E-mail: Simansky@drexel.edu

Abstract

Acute pharmacological studies have implicated mu-opioid receptors (MORs) in the shell of the nucleus accumbens (NAC) in mediating responses for palatable food and other natural and drug-induced rewards. However, the long-term behavioral effects of inactivating signal transduction via accumbal MORs, as quantified by an anatomically defined loss of cellular activity, have never been analysed. We combined microinfusion of the irreversible MOR antagonist, β-funaltrexamine (β-FNA; 8.0 nmol/0.8 µL, n = 9; controls, n = 6) with mapping by [35S]GTPγS autoradiography to demonstrate an anatomically specific loss of the coupling of MORs to their G-proteins in the dorsal caudomedial shell of the NAC in rabbits. β-FNA did not alter the stimulated coupling of kappa-opioid receptors.
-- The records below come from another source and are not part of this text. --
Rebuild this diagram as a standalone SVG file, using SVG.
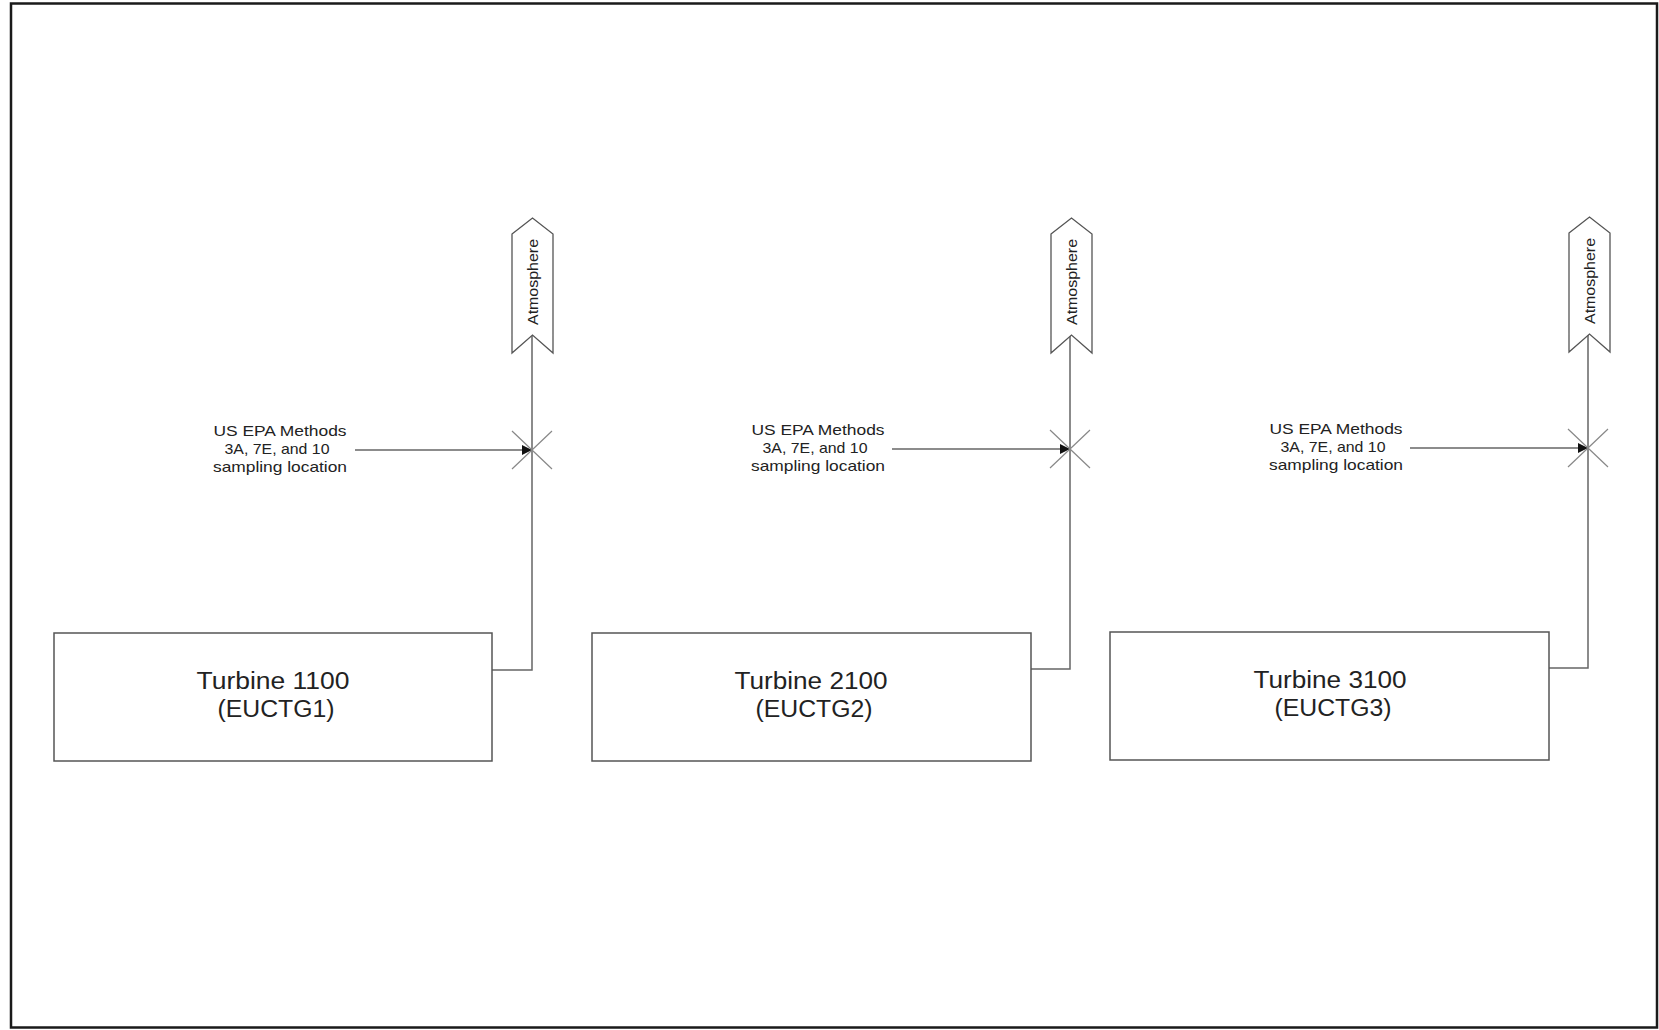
<svg xmlns="http://www.w3.org/2000/svg" width="1659" height="1030" viewBox="0 0 1659 1030">
<defs>
<style>
.frame{fill:none;stroke:#1a1a1a;stroke-width:2.5}
.box{fill:#fff;stroke:#555;stroke-width:1.5}
.stack{fill:#fff;stroke:#555;stroke-width:1.3}
.line{fill:none;stroke:#666;stroke-width:1.5}
.cross{fill:none;stroke:#888;stroke-width:1.2}
.t{font-family:"Liberation Sans",Arial,sans-serif;fill:#222;text-anchor:middle}
.lbl{font-size:15px}
.big{font-size:23px}
.atm{font-size:15px}
</style>
<marker id="arr" viewBox="0 0 10 10" refX="10" refY="5" markerWidth="19" markerHeight="10" markerUnits="userSpaceOnUse" orient="auto">
<path d="M0,0 L10,5 L0,10 z" fill="#111"/>
</marker>
</defs>
<rect class="frame" x="11" y="3.5" width="1646" height="1024"/>

<g id="connectors">
<polyline class="line" points="492,670 532,670 532,335"/>
<polyline class="line" points="1031,669 1070,669 1070,335"/>
<polyline class="line" points="1549,668 1588,668 1588,335"/>
<line class="line" x1="355" y1="450" x2="532" y2="450" marker-end="url(#arr)"/>
<line class="line" x1="892" y1="449" x2="1070" y2="449" marker-end="url(#arr)"/>
<line class="line" x1="1410" y1="448" x2="1588" y2="448" marker-end="url(#arr)"/>
</g>

<g id="sample1">
<path class="cross" d="M512,431 L552,469 M552,431 L512,469"/>
<text class="t lbl"><tspan x="280" y="436" textLength="133" lengthAdjust="spacingAndGlyphs">US EPA Methods</tspan><tspan x="277" y="454" textLength="105" lengthAdjust="spacingAndGlyphs">3A, 7E, and 10</tspan><tspan x="280" y="472" textLength="134" lengthAdjust="spacingAndGlyphs">sampling location</tspan></text>
</g>
<g id="sample2">
<path class="cross" d="M1050,430 L1090,468 M1090,430 L1050,468"/>
<text class="t lbl"><tspan x="818" y="435" textLength="133" lengthAdjust="spacingAndGlyphs">US EPA Methods</tspan><tspan x="815" y="453" textLength="105" lengthAdjust="spacingAndGlyphs">3A, 7E, and 10</tspan><tspan x="818" y="471" textLength="134" lengthAdjust="spacingAndGlyphs">sampling location</tspan></text>
</g>
<g id="sample3">
<path class="cross" d="M1568,429 L1608,467 M1608,429 L1568,467"/>
<text class="t lbl"><tspan x="1336" y="434" textLength="133" lengthAdjust="spacingAndGlyphs">US EPA Methods</tspan><tspan x="1333" y="452" textLength="105" lengthAdjust="spacingAndGlyphs">3A, 7E, and 10</tspan><tspan x="1336" y="470" textLength="134" lengthAdjust="spacingAndGlyphs">sampling location</tspan></text>
</g>

<g id="atm1">
<path class="stack" d="M512,234 L532.5,218 L553,234 L553,353 L532.5,335 L512,353 Z"/>
<text class="t atm" transform="translate(537.5,282) rotate(-90)" textLength="86" lengthAdjust="spacingAndGlyphs">Atmosphere</text>
</g>
<g id="atm2">
<path class="stack" d="M1051,234 L1071.5,218 L1092,234 L1092,353 L1071.5,335 L1051,353 Z"/>
<text class="t atm" transform="translate(1076.5,282) rotate(-90)" textLength="86" lengthAdjust="spacingAndGlyphs">Atmosphere</text>
</g>
<g id="atm3">
<path class="stack" d="M1569,233 L1589.5,217 L1610,233 L1610,352 L1589.5,334 L1569,352 Z"/>
<text class="t atm" transform="translate(1594.5,281) rotate(-90)" textLength="86" lengthAdjust="spacingAndGlyphs">Atmosphere</text>
</g>

<g id="turbine1">
<rect class="box" x="54" y="633" width="438" height="128"/>
<text class="t big"><tspan x="273" y="689" textLength="153" lengthAdjust="spacingAndGlyphs">Turbine 1100</tspan><tspan x="276" y="717" textLength="117" lengthAdjust="spacingAndGlyphs">(EUCTG1)</tspan></text>
</g>
<g id="turbine2">
<rect class="box" x="592" y="633" width="439" height="128"/>
<text class="t big"><tspan x="811" y="689" textLength="153" lengthAdjust="spacingAndGlyphs">Turbine 2100</tspan><tspan x="814" y="717" textLength="117" lengthAdjust="spacingAndGlyphs">(EUCTG2)</tspan></text>
</g>
<g id="turbine3">
<rect class="box" x="1110" y="632" width="439" height="128"/>
<text class="t big"><tspan x="1330" y="688" textLength="153" lengthAdjust="spacingAndGlyphs">Turbine 3100</tspan><tspan x="1333" y="716" textLength="117" lengthAdjust="spacingAndGlyphs">(EUCTG3)</tspan></text>
</g>
</svg>
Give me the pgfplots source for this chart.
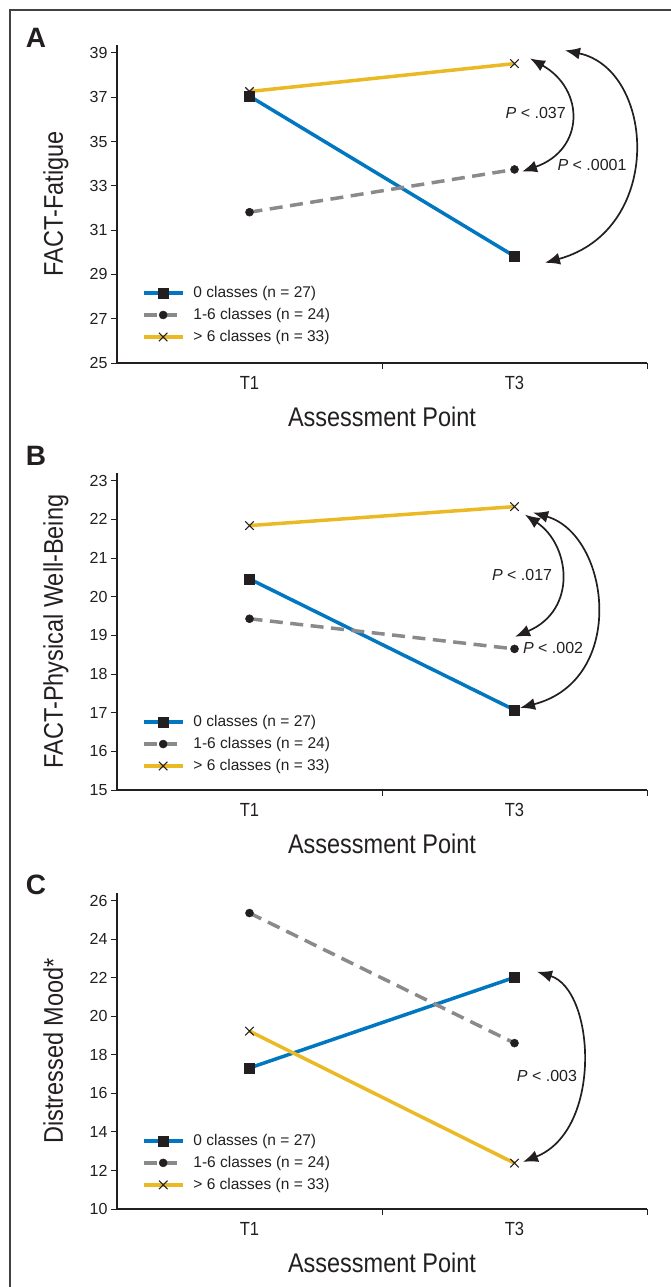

This selective blockade of the cellular function of MORs persistently decreased consumption of a palatable sucrose solution by 40% during a daily 4-h test conducted 2, 3 and 4 days after infusion. β-FNA did not alter body weight or 20-h consumption of standard chow or water. In 10 different rabbits, infusion of the selective, competitive MOR antagonist, CTAP (D-Phe-Cys-Tyr-D-Trp-Arg-Thr-Pen-Thr-NH2) into the same locus produced a reversible decrease in sucrose consumption, with normal intakes returning on the next day. Together, these data appear to establish that MORs in this accumbal subregion support responding for orosensory reward. Overall, these results visualize a discrete brain locus where cellular actions of endogenous opioids mediate behaviors involved in self-administration of foods and perhaps other hedonically valued substances, such as ethanol and drugs of abuse.